Recognizing the growing popularity of Python in the scientific and research community, there is an important need for researchers and data scientists for integrating LIWC directly into their Python workflows. Thus, pyliwc brings (many of) the functionality of LIWC to a wider audience without the need use the LIWC application as GUI. pyliwc is open-source, released under the MIT license, and is designed to enable researchers to perform sophisticated linguistic analysis directly in Python.
Features
The package offers a wide range of features, including:
- LIWC Text Analysis:
- Analyze text data from various sources, including CSV files, directories, Pandas DataFrames, and individual strings.
- Supports internal dictionaries (e.g., LIWC22, LIWC2015) as well as adhoc dictionaries
- Output results directly in a convenient Pandas DataFrame for easy integration with other data processing tools.
- Linguistic Style Matching (LSM):
- Perform person and group-level LSM analysis using a DataFrame to evaluate the alignment of linguistic styles in conversational data.
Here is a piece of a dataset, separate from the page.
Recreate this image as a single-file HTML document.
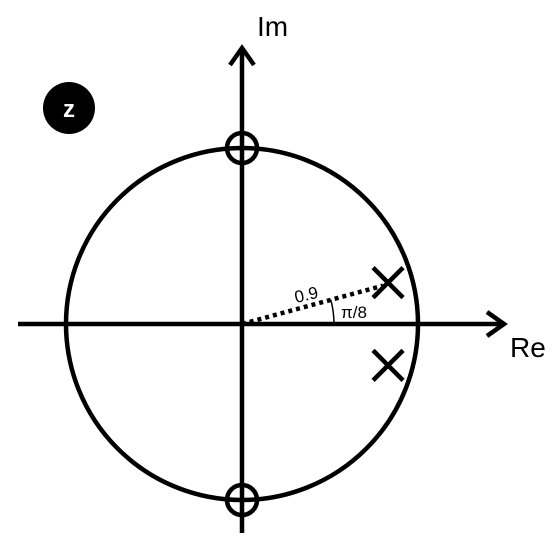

- Supports pairwise LSM calculations for detailed analysis of interpersonal communication dynamics.
- Narrative Arc Analysis:
- Analyze the narrative arc of text data to understand staging, progression, and cognitive tension, offering deep insights into storytelling elements.
- Graphics capabilities are included, allowing users to visualize narrative structures: staging, plot progression, and cognitive tension over time.
- Provides customizable scaling methods and segment options for precise control over the analysis process.
Integration with LIWC CLI: Seamlessly execute LIWC commands and capture output for further processing, leveraging the full power of LIWC’s linguistic analysis capabilities. Multithreading support for improved performance and faster analysis across large datasets.
Output Options: Flexible output formats, including CSV, JSON, and direct integration with Pandas DataFrames, ensuring compatibility with a wide range of data analysis workflows.
Missing Features: In the current version, the following features have not yet been ported : Word frequencies, Meaning extraction and Contextualizer.